In the second inning, the Rockies pull ahead 1-0. The Blue Sox rally in their half of the second. It all starts when Tim Tapia, a former Sinagua and South Mountain CC player, reaches on a leadoff single and scores on an RBI double by Miles Ormon, an ex-Midland (Texas) College player. The Blue Sox score another run to go ahead 2-1.
Van Dyke is tagged for a first-pitch home run in the third as Sedona ties it at 2.
The Blue Sox put five runs on the board in the fourth to take a 7-2 lead. Tapia, who moments before was rubbing his eye and telling his teammates of his irritating case of pink eye, ripped a two-run homer to left.
“I closed my eyes when I swung,” he said jokingly as he returned to the dugout.
Van Dyke leaves the ballgame with a five-run lead and right-hander Louis Lucero, a former Eastern New Mexico player, takes the hill in the fifth.
Lucero shows some of his old pitching tricks, firing a few heaters and then mixing in a few mind-numbing, super-slow change-ups for good measure.
With the Blue Sox leading 11-3 entering the top of the seventh, Cliff Bryson replaces Lucero, a hard-throwing right-hander.

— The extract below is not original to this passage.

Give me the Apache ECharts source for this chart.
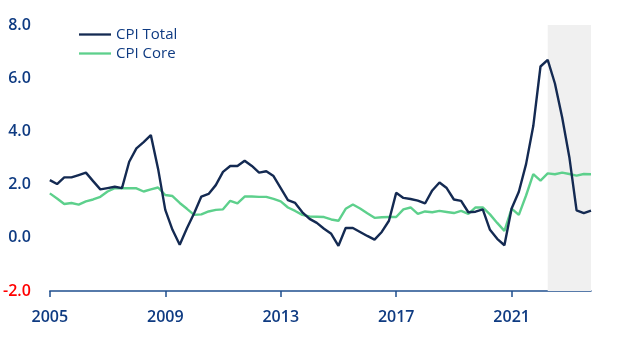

As Bryson, the team’s starting center fielder and leadoff hitter, takes his warm-up pitches, teammates in the dugout and on the field started joking around, making predictions about how man pitches he would need to retire the side.
“Fifteen pitches,” one guy shouted.
“Nah, 26,” another said.
This is a fun little “game within the game” the Blue Sox have been playing for a couple weeks now.
Bryson, grinning with delight on the mound, doesn’t seem to mind the distraction.
“It’s fun, and at the same time it’s a little pressure that they put on you,” said Bryson, who played ball at Yavapai and the University of Kansas. “It’s something a little new we did about two or three games ago where I come in and they guess the pitch count, as you guys would say.”
The Rockies made things interesting in the seventh, scoring three runs off Bryson. All the while, his teammates keep reminding him of how many pitches he’d thrown.
“With our team it’s a lot of fun and it’s good to come out here and play a sport that you love and play with some of the guys that you played high school and college ball against and with,” Bryson said. “There’s times when we take it seriously, but we seem to have fun.”
And they’ve had success, too, at the regional and national level. Last year, for instance, players from the Blue Sox and the league’s other teams formed an all-star squad and competed in a 40-and-over national tourney in Phoenix, and they finished third out of 100-plus teams.
Other players on this year’s Blue Sox team include: Matt Ormon (Midland), Kevin Cashatt (Sinagua and Yavapai) and Adam Jacobs (Sinagua).
The Blue Sox, who improved to 6-0 with wins on Sunday against Los Rebueltos (13-2) and the Rockies (11-6), take on the Thunder, a team comprised of NAU students, at 10 a.m. next Sunday at Sinagua High School.